__Collected material__
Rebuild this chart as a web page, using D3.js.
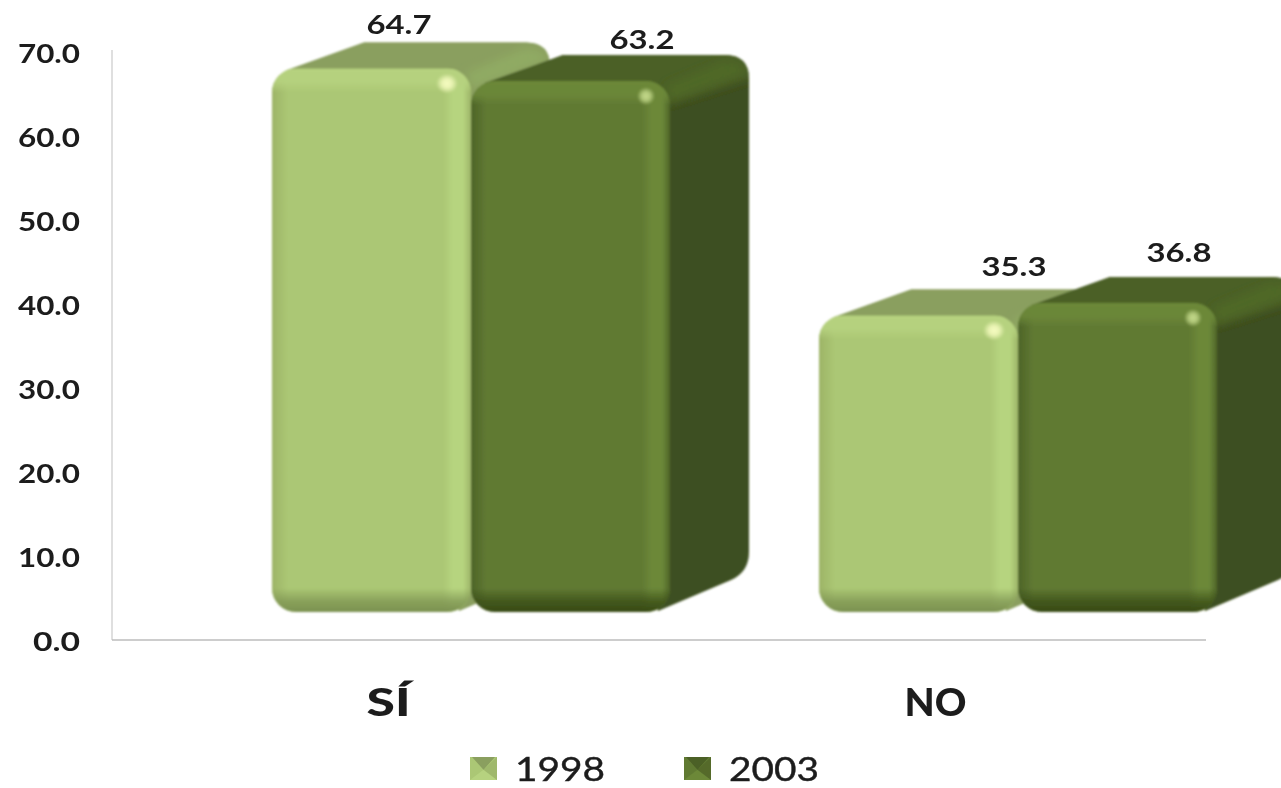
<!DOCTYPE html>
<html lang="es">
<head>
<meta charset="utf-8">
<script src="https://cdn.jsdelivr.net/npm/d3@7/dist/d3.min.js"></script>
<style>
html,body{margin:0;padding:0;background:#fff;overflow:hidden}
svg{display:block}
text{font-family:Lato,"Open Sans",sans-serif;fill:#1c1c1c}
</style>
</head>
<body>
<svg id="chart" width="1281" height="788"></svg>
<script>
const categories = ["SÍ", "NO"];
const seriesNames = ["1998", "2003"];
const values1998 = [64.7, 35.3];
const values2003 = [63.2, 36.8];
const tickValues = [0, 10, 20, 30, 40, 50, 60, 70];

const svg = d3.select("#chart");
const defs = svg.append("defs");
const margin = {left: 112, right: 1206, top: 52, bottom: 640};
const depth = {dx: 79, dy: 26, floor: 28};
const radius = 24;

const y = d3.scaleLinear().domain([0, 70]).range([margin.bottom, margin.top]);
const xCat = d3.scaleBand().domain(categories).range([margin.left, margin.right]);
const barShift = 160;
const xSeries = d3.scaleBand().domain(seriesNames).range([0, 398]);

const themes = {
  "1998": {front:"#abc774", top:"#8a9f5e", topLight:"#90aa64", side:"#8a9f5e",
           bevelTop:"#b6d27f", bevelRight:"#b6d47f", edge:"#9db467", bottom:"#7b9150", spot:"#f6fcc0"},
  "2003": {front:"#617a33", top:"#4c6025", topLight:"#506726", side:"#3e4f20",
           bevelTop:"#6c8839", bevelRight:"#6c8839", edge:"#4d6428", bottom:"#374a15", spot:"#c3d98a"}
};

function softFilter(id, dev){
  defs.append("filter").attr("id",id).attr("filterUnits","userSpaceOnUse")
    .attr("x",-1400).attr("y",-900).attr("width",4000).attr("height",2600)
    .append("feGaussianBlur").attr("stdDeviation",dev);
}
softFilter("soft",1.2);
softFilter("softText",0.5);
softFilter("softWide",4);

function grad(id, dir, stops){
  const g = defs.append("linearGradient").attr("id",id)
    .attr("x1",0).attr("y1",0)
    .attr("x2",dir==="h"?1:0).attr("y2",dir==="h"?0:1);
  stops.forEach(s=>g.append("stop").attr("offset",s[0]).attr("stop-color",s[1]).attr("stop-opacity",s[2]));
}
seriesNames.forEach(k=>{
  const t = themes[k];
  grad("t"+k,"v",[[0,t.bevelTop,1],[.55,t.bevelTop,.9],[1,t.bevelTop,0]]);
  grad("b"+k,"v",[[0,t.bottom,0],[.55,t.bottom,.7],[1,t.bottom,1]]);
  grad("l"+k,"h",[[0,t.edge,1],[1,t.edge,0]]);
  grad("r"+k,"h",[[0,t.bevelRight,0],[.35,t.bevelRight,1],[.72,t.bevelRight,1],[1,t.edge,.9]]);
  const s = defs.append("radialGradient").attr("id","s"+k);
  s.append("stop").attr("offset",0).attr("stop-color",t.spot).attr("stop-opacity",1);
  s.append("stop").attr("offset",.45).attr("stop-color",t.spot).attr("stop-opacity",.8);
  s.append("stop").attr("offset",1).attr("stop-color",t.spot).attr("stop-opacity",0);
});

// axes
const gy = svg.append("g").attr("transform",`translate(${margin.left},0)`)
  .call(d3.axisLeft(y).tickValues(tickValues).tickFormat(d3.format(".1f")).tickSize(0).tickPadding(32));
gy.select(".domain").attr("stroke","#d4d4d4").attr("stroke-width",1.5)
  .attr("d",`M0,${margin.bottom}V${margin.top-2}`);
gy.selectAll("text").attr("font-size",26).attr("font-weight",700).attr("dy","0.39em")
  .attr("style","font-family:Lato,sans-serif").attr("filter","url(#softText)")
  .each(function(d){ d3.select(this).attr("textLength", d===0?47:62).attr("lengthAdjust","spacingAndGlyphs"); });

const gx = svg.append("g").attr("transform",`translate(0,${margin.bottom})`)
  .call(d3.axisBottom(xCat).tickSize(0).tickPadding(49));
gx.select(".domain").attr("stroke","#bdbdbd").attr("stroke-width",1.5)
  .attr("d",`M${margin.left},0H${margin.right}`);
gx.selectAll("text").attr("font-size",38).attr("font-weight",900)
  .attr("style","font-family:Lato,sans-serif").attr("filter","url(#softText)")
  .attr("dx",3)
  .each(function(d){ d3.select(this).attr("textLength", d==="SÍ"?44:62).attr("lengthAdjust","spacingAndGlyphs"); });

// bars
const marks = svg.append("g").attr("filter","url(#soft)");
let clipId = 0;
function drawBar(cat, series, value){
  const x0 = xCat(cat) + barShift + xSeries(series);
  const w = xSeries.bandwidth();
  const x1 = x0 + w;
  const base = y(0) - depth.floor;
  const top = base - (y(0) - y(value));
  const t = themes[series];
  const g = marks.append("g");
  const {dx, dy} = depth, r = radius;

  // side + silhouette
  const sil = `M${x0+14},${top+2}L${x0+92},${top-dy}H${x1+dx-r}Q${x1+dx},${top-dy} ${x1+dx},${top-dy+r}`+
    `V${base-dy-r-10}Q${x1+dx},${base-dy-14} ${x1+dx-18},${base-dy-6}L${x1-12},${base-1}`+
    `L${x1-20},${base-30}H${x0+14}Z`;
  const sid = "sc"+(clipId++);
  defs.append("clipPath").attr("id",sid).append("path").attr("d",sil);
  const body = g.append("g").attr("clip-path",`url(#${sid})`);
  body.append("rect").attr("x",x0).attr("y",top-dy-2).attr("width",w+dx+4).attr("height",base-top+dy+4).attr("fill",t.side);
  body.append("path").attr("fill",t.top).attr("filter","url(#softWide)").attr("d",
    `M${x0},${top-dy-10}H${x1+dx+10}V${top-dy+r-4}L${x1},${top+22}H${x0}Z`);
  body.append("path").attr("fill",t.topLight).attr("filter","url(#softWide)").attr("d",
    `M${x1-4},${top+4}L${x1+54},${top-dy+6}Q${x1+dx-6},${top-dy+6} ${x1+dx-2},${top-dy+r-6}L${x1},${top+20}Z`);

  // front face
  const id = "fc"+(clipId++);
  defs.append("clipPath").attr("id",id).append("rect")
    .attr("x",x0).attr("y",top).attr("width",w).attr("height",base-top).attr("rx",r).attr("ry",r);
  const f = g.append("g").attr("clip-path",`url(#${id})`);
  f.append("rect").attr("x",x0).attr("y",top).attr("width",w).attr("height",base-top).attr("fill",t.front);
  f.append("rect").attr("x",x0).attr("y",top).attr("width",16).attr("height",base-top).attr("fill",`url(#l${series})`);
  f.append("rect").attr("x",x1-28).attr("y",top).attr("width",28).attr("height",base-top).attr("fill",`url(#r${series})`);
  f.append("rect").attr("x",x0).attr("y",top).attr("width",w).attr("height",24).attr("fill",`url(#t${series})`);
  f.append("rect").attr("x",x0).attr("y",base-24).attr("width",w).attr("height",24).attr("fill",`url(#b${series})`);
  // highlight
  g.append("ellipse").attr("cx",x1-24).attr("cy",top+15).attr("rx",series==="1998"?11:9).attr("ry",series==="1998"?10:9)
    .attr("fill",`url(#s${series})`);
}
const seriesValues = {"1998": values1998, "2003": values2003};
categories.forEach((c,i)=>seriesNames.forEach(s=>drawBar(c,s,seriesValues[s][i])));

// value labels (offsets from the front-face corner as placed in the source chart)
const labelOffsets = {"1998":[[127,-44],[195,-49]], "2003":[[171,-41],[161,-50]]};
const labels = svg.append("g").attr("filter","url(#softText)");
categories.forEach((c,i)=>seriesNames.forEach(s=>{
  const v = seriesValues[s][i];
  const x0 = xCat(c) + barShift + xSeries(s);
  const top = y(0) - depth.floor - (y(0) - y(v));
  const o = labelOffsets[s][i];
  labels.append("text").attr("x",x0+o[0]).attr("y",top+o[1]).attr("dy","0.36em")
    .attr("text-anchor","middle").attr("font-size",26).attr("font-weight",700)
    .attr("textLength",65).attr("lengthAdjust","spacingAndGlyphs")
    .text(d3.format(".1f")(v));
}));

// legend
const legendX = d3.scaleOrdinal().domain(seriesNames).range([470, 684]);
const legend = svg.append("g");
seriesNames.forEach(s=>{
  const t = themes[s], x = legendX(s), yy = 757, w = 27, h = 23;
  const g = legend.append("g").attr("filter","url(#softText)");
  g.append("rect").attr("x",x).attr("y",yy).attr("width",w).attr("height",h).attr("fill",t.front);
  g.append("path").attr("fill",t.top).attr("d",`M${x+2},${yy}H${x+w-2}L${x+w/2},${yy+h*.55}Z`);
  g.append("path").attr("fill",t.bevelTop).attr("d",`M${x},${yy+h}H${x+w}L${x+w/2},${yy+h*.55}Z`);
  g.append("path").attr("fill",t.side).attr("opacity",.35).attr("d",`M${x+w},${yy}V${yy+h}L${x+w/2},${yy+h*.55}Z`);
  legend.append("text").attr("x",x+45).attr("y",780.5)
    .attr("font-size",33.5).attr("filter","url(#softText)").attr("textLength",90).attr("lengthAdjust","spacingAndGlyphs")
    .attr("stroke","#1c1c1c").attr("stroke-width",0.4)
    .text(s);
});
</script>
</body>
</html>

__Written exercise__
Leave out the pictures. Transcribe only the lines above, from the first through the one that contains "const tickValues = [0, 10, 20, 30, 40, 50, 60, 70];".

__Worked answer__
Rebuild this chart as a web page, using D3.js.
<!DOCTYPE html>
<html lang="es">
<head>
<meta charset="utf-8">
<script src="https://cdn.jsdelivr.net/npm/d3@7/dist/d3.min.js"></script>
<style>
html,body{margin:0;padding:0;background:#fff;overflow:hidden}
svg{display:block}
text{font-family:Lato,"Open Sans",sans-serif;fill:#1c1c1c}
</style>
</head>
<body>
<svg id="chart" width="1281" height="788"></svg>
<script>
const categories = ["SÍ", "NO"];
const seriesNames = ["1998", "2003"];
const values1998 = [64.7, 35.3];
const values2003 = [63.2, 36.8];
const tickValues = [0, 10, 20, 30, 40, 50, 60, 70];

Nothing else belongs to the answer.